As we sit in the shade listening to the roar of rollercoasters and the screams of nearby children, I wonder if the first field trip of Eureka! was at an amusement park because it set up the incredibly obvious and accurate metaphor: this week was a rollercoaster. The past five days have held so much more emotion than I could have ever expected, and I have been in situations that I never thought I could be prepared for. As the rest of the staff share some of their experiences from the week, I reflect on mine.
There have been countless peaks of this week, but two in particular made me feel like I am being productive and that my presence has actually helped some of these girls. The first was concerning a girl who is known to have some more particular needs than the average camper. After an incident with her on Tuesday, I was asked to spend some time with her to make sure she stayed safe and happy, and we had a long conversation on some of the things she loves. The next day, I heard she was asking for me in the morning, and it made me feel incredibly happy that she felt some kind of connection to me already. The second was during my STEM class on Wednesday. I could not have asked for a better class. They were excited when we wanted them to be, concentrated when we asked them to, and I felt like they took away everything that we wanted them to. I was so proud and for a while felt like this was exactly where I need to be.
As amazing as some parts of the week have been, there have been plenty of low points as well. There have been time where I feel incompetent at my job, and that there is nothing that I can give these girls during their time at camp. The same girl I mentioned above was incredibly disappointed and walked away when I told her I hadn’t been able to watch her favorite movie. Seeing her back as she left made me wonder if any progress I had made the day before had just vanished, and if she was feeling incredibly disappointed in that moment. There was bullying in my class on Thursday, and I felt incredibly powerless. One of the girls teared up and was taken outside by one of the volunteers in my room, and once she left I didn’t know if I should continue the class as normal or if I should take a moment to talk to the bully, a task I felt completely incompetent at. And of course, there is the pure exhaustion at the end of every single day.

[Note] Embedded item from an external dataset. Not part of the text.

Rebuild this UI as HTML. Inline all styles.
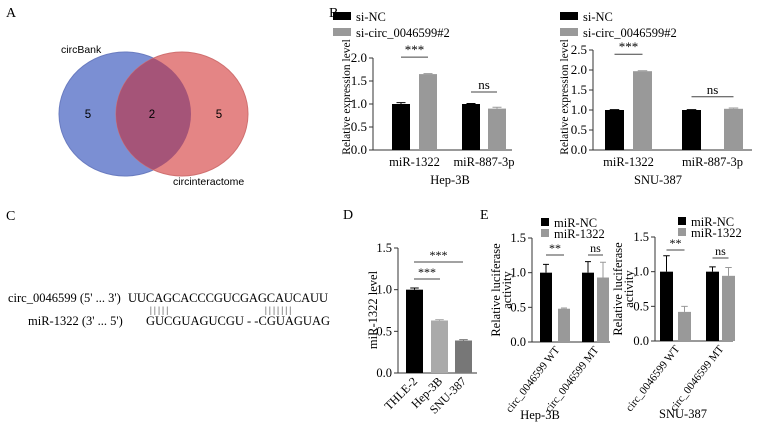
<!DOCTYPE html>
<html><head><meta charset="utf-8"><style>
body{margin:0;background:#fff;}
svg{display:block;font-family:"Liberation Serif",serif;}
</style></head><body>
<svg id="fig" width="770" height="440" viewBox="0 0 770 440">
<defs><clipPath id="clipL"><ellipse cx="125" cy="114" rx="66" ry="62"/></clipPath></defs>
<g>
<text x="6" y="17" font-size="14">A</text>
<ellipse cx="125" cy="114" rx="66" ry="62" fill="#7b8fd3" stroke="#6a7cc0"/>
<ellipse cx="182" cy="114" rx="66" ry="62" fill="#e48585" stroke="#d07070"/>
<ellipse cx="182" cy="114" rx="66" ry="62" fill="#a55478" clip-path="url(#clipL)"/>
<text x="61" y="53" font-family="Liberation Sans,sans-serif" font-size="10.5">circBank</text>
<text x="173" y="185" font-family="Liberation Sans,sans-serif" font-size="10.5">circinteractome</text>
<text x="88" y="118" font-family="Liberation Sans,sans-serif" font-size="11.5" text-anchor="middle">5</text>
<text x="152" y="118" font-family="Liberation Sans,sans-serif" font-size="11.5" text-anchor="middle">2</text>
<text x="219" y="118" font-family="Liberation Sans,sans-serif" font-size="11.5" text-anchor="middle">5</text>
</g>
<g font-size="12.5">
<text x="6" y="220" font-size="14">C</text>
<text x="8" y="302">circ_0046599 (5' ... 3')</text>
<text x="128" y="302" textLength="200">UUCAGCACCCGUCGAGCAUCAUU</text>
<text x="150" y="313" font-size="9">| | | | |</text>
<text x="265" y="313" font-size="9">| | | | | | |</text>
<text x="28" y="325">miR-1322 (3' ... 5')</text>
<text x="146" y="325" textLength="184">GUCGUAGUCGU - -CGUAGUAG</text>
</g>
<text x="329" y="17" font-size="14">B</text>
<text x="343" y="219" font-size="14">D</text>
<text x="480" y="219" font-size="14">E</text>
<g id="charts"></g>
</svg>
<script>
// Panel B left (Hep-3B)
const bCats = ['miR-1322','miR-887-3p'];
const b1NC = [1.0, 1.0];
const b1NCerr = [0.03, 0.01];
const b1Si = [1.65, 0.9];
const b1SiErr = [0.01, 0.03];
const b1Ticks = [0.0, 0.5, 1.0, 1.5, 2.0];
// Panel B right (SNU-387)
const b2NC = [1.0, 1.0];
const b2NCerr = [0.01, 0.01];
const b2Si = [1.97, 1.03];
const b2SiErr = [0.01, 0.02];
const b2Ticks = [0.0, 0.5, 1.0, 1.5, 2.0, 2.5];
// Panel D
const dCats = ['THLE-2','Hep-3B','SNU-387'];
const dVals = [1.0, 0.63, 0.39];
const dErr = [0.02, 0.01, 0.01];
const dTicks = [0.0, 0.5, 1.0, 1.5];
// Panel E
const eCats = ['circ_0046599 WT','circ_0046599 MT'];
const e1NC = [1.0, 1.0];
const e1NCerr = [0.12, 0.16];
const e1Mir = [0.48, 0.93];
const e1MirErr = [0.01, 0.22];
const e2NC = [1.0, 1.0];
const e2NCerr = [0.23, 0.07];
const e2Mir = [0.42, 0.94];
const e2MirErr = [0.08, 0.12];
const eTicks = [0.0, 0.5, 1.0, 1.5];

const NS='http://www.w3.org/2000/svg';
const root=document.getElementById('charts');
function el(tag,attrs,parent,text){const e=document.createElementNS(NS,tag);for(const k in attrs)e.setAttribute(k,attrs[k]);if(text!==undefined)e.textContent=text;(parent||root).appendChild(e);return e;}
function mk(y0,y1,vmax){return v=>y0-(y0-y1)*v/vmax;}

function axes(g,x0,x1,y,ticks,fs){
  const a=el('line',{x1:x0,y1:y(0),x2:x1,y2:y(0),stroke:'#333','stroke-width':1},g);
  
  
  const b=el('line',{x1:x0,y1:y(0),x2:x0,y2:y(ticks[ticks.length-1]),stroke:'#333','stroke-width':1},g);
  
  
  ticks.forEach(t=>{
    const l=el('line',{x1:x0-4,x2:x0,y1:y(t),y2:y(t),stroke:'#333'},g);
    
    
    const tx=el('text',{x:x0-6,y:y(t)+4,'font-size':fs,'text-anchor':'end'},g,t.toFixed(1));
    
    
  });
}
function bar(g,x,w,v,err,y,fill,name){
  const r=el('rect',{x:x,y:y(v),width:w,height:y(0)-y(v),fill:fill},g);
  
  
  const cx=x+w/2;
  const e=el('path',{d:`M${cx},${y(v)}V${y(v+err)}M${cx-w/4},${y(v+err)}H${cx+w/4}`,stroke:fill,'stroke-width':1,fill:'none'},g);
  
  
}
function sig(g,x1,x2,yy,txt,fs){
  const l=el('line',{x1:x1,x2:x2,y1:yy,y2:yy,stroke:'#444'},g);
  
  
  const t=el('text',{x:(x1+x2)/2,y:yy-3,'font-size':fs,'text-anchor':'middle'},g,txt);
  
  
}
function legend(g,x,y,labels,colors,fs,sw,sh,gap){
  labels.forEach((lb,i)=>{
    const r=el('rect',{x:x,y:y+i*gap-sh-1,width:sw,height:sh,fill:colors[i]},g);
    
    
    const t=el('text',{x:x+sw+5,y:y+i*gap,'font-size':fs},g,lb);
    
    
  });
}
const BLK='#000', GRY='#999';

function bChart(name,x0,x1,y0,y1,ticks,nc,ncE,si,siE,barX,bw,sigs,cell,cellX,ylab,ylabX,legX){
  const g=el('g',{});
  
  
  const y=mk(y0,y1,ticks[ticks.length-1]);
  axes(g,x0,x1,y,ticks,13);
  bCats.forEach((c,i)=>{
    bar(g,barX[i][0],bw,nc[i],ncE[i],y,BLK,'bar-si-nc-'+c);
    bar(g,barX[i][1],bw,si[i],siE[i],y,GRY,'bar-si-circ-'+c);
    const t=el('text',{x:(barX[i][0]+barX[i][1]+bw)/2,y:y0+16,'font-size':12.5,'text-anchor':'middle'},g,c);
    
    
    sig(g,barX[i][0]+bw/2,barX[i][1]+bw/2,y(Math.max(nc[i],si[i]))-(i==0?17:12),sigs[i],13);
  });
  const ct=el('text',{x:cellX,y:y0+34,'font-size':12.5,'text-anchor':'middle'},g,cell);
  
  
  const yl=el('text',{x:0,y:0,'font-size':11.5,'text-anchor':'middle',transform:`translate(${ylabX},97) rotate(-90)`},g,ylab);
  
  
  legend(g,legX,21,['si-NC','si-circ_0046599#2'],[BLK,GRY],12.5,18,8,16);
}
bChart('chart-b-hep3b',373,512,150,58,b1Ticks,b1NC,b1NCerr,b1Si,b1SiErr,[[392,419],[462,488]],18,['***','ns'],'Hep-3B',450,'Relative expression level',350,333);
bChart('chart-b-snu387',593,752,150,50,b2Ticks,b2NC,b2NCerr,b2Si,b2SiErr,[[605,633],[682,724]],19,['***','ns'],'SNU-387',658,'Relative expression level',568,560);

(function(){
  const g=el('g',{});
  
  
  const y=mk(373,248,1.5);
  axes(g,398,477,y,dTicks,12.5);
  const xs=[406,431,455], cols=['#000','#aaa','#777'];
  dCats.forEach((c,i)=>{
    bar(g,xs[i],17,dVals[i],dErr[i],y,cols[i],'bar-'+c);
    const t=el('text',{x:0,y:0,'font-size':12,'text-anchor':'end',transform:`translate(${xs[i]+12},${382}) rotate(-45)`},g,c);
    
    
  });
  sig(g,414,440,279,'***',12);
  sig(g,414,463,262,'***',12);
  const yl=el('text',{x:0,y:0,'font-size':12.5,'text-anchor':'middle',transform:`translate(377,310) rotate(-90)`},g,'miR-1322 level');
  
  
})();

function eChart(name,x0,y0,y1,nc,ncE,mir,mirE,xs,bw,cell,cellX,ylabX,legX,legY,sigY){
  const g=el('g',{});
  
  
  const y=mk(y0,y1,1.5);
  axes(g,x0,x0+78,y,eTicks,12.5);
  eCats.forEach((c,i)=>{
    bar(g,xs[i][0],bw,nc[i],ncE[i],y,BLK,'bar-mir-nc-'+i);
    bar(g,xs[i][1],bw,mir[i],mirE[i],y,GRY,'bar-mir-1322-'+i);
    const t=el('text',{x:0,y:0,'font-size':11,'text-anchor':'end',transform:`translate(${xs[i][1]+2},${y0+8}) rotate(-52)`},g,c);
    
    
    sig(g,xs[i][0]+bw/2,xs[i][1]+bw/2,sigY[i],i==0?'**':'ns',12);
  });
  const ct=el('text',{x:cellX,y:y0+77,'font-size':12.5,'text-anchor':'middle'},g,cell);
  
  
  const yl=el('text',{x:0,y:0,'font-size':12.5,'text-anchor':'middle',transform:`translate(${ylabX},${(y0+y1)/2}) rotate(-90)`},g);
  
  
  el('tspan',{x:0,dy:0},yl,'Relative luciferase');
  el('tspan',{x:0,dy:11},yl,'activity');
  legend(g,legX,legY,['miR-NC','miR-1322'],[BLK,GRY],12.5,8,8,11);
}
eChart('chart-e-hep3b',532,342,238,e1NC,e1NCerr,e1Mir,e1MirErr,[[540,558],[582,597]],12,'Hep-3B',540,500,541,227,[255,255]);
eChart('chart-e-snu387',655,341,237,e2NC,e2NCerr,e2Mir,e2MirErr,[[660,678],[706,722]],13,'SNU-387',683,622,678,226,[250,258]);
</script>
</body></html>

As I sit here, I listen to the others share their own experiences, and how they have had different ups and downs of the week. How some have had to deal with casual racism for the first time in their lives. How some already have girls asking for them every hour that they’re not together. How some feel responsible for every positive and every negative thing that has happened this week. I also think about how, even though there have been so many times where I feel unsure, I am also unreasonably happy and proud of how this week has gone. And so, even though it is incredibly cheesy, sitting in an amusement park feels perfectly fitting for the end of this rollercoaster week.